Drink and drug usage has always been a large problem in my extended family, but my DM has always been very honest with my sisters and me about it. She has told us stories of what my aunts used to be like before the alcohol took hold, and as I hit mid teens I saw the people my older cousins would change into as soon as they'd had coke etc.

As my DS gets old enough (so teen years) I'll be very honest with him about how weed has had a very big impact on his dad's mental health and how it's left him with constant paranoia and anxiety and anger issues (the anger usually comes when he's not had any for about 5 days).

I do worry myself though that it may just not be enough to deter him from using drugs or drinking too much as he hits his mid-late teens and older. I still always get shocked by just how normalised it is amongst young people, especially drug taking; Ive actually had people on nights out look at me in disgust for having a cig (fair enough it's a horrible habit that I'm currently quitting), but then they'll be offering round coke and ketamine and mdma like they're just offering round a bag of sweets or something Hmm
In a few different work places, I've had colleagues just casually discussing (with team leaders and assistant managers) how much drugs they took over the weekend and what a great time they had - it's all become far too normalised that I think just telling kids how bad they are isn't enough now, we need to be able to show them the proof of the effects of drugs just to get though to them.
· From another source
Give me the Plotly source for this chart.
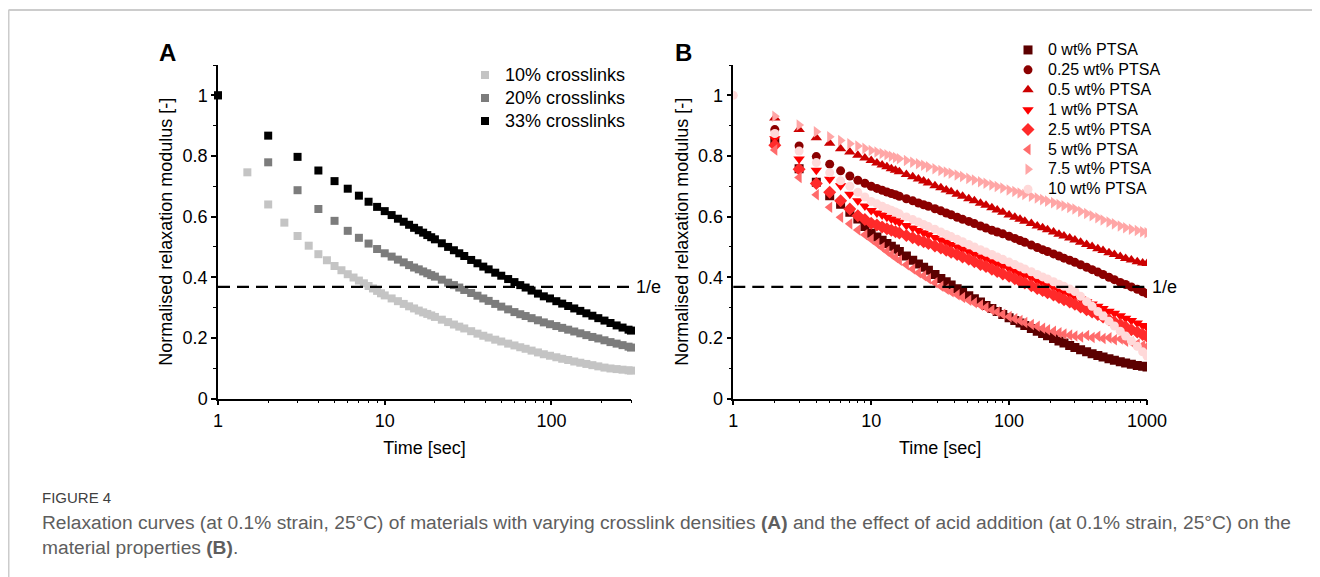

RagingWhoreBag · 02/02/2019 00:05

Only one of my DCs has got to adulthood so far, but he’s 18 has never smoked, drunk alcohol or tried any drugs. I think these days a lot more kids are avoiding drink, it’s just not cool.

I think my DS has avoided it for two related reasons: 1, he has aspergers so is very unwilling to try new things! And 2, he knows his own mind and has always been very individual. He didn’t want the same clothes as everyone else, didn’t like the same music, always wanted his hair in a very distinctive style that others thought was a bit crazy! He knows his own mind and despite having a group of friends who smoke, drink and take drugs he’s just never been tempted and they know him well enough not to push it, and accept him for being himself.

Basically he never gave in to peer pressure and I always supported him and his siblings, in being themselves, not feeling the need to follow the crowd.

I’ve yet to see how this will work with the other DCs but so far signs are good that they are also happy to stand apart from the ‘normies’ and do their own thing.